На иную перспективу наталкивал референдум о воссоединении Кипра (24 апреля 2004), три десятилетия расколотого на греческую и турецкую части: собственно Кипр и Турецкую республику Северного Кипра (ТРСК), признанную только Турцией. Накануне референдума Турция предупредила, что в случае его провала приложит все усилия для признания ТРСК дружественными странами, а в ходе своего визита в союзническую Турцию президент Азербайджана Ильхам Алиев заявил, что Азербайджан может признать независимость Северного Кипра, если референдум окончится неудачей, а греческая часть острова самостоятельно войдёт в состав ЕС. Так Азербайджан ответил на параллели с Восточным Тимором. Наблюдатели в Баку и вне его остро почувствовали прецедентный характер этого возможного решения и начали просчитывать его последствия для самого Азербайджана.
Азербайджанский эксперт Зардушт Ализаде предупредил, что Азербайджану не следует торопиться с признанием суверенитета Северного Кипра: «Нужно подождать признания со стороны хотя бы нескольких государств.

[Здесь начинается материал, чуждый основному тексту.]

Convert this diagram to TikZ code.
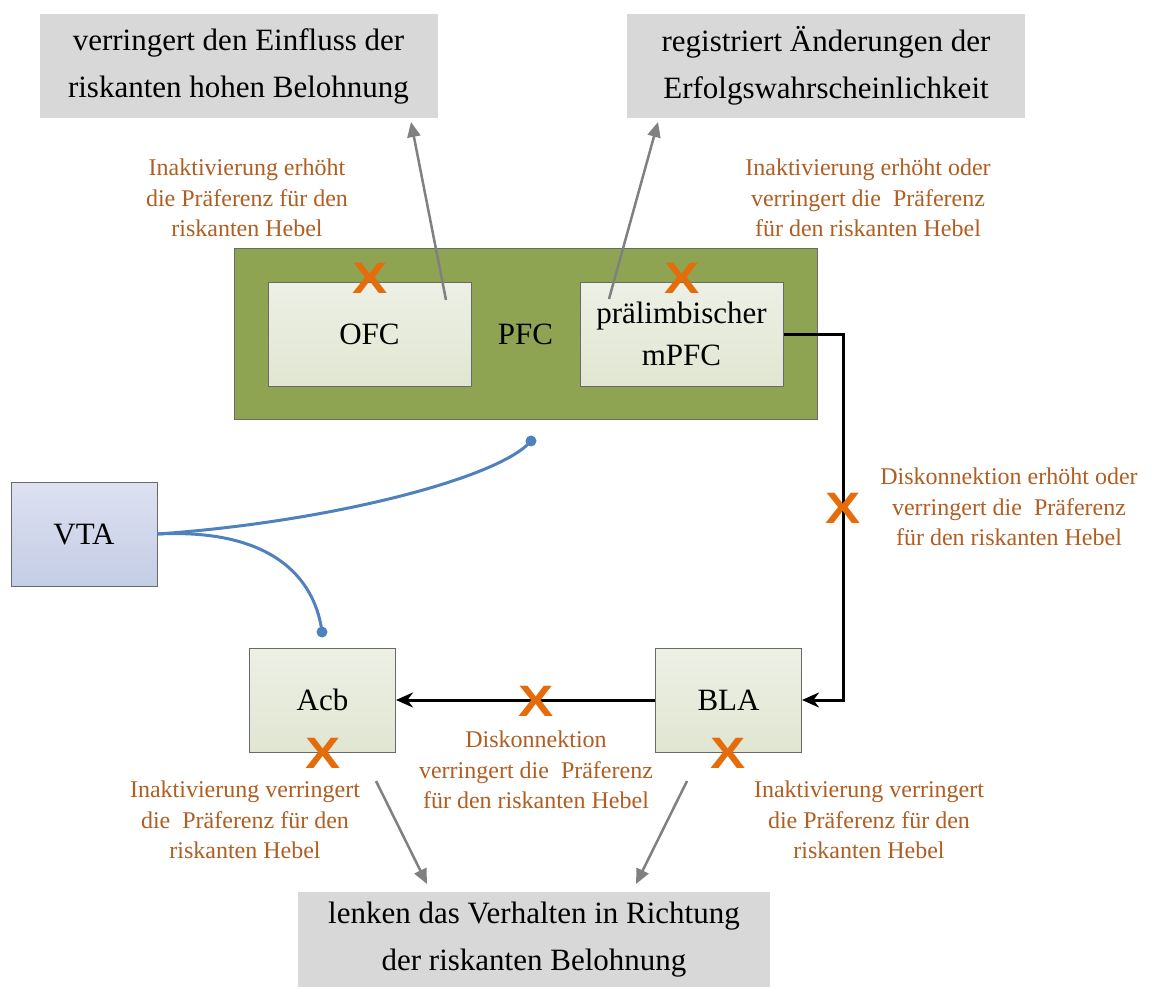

Выступать первыми было бы неосторожно, потому что это дает определенный прецедент для признания независимости Нагорного Карабаха некоторыми государствами. А если мы признаем суверенитет турок-киприотов после других, то получится, что карабахская проблема отличается от кипрской. Ведь суверенитет НКР не признала пока официально даже сама Армения». Оставляя в стороне невыгодную для Армении параллель с Турцией (признающей ТРСК), глава армянского МИД Вардан Осканян заявил, что признание ТРСК Азербайджаном «может стать довольно интересным прецедентом и, почему бы и нет, в вопросе Нагорного Карабаха».[7]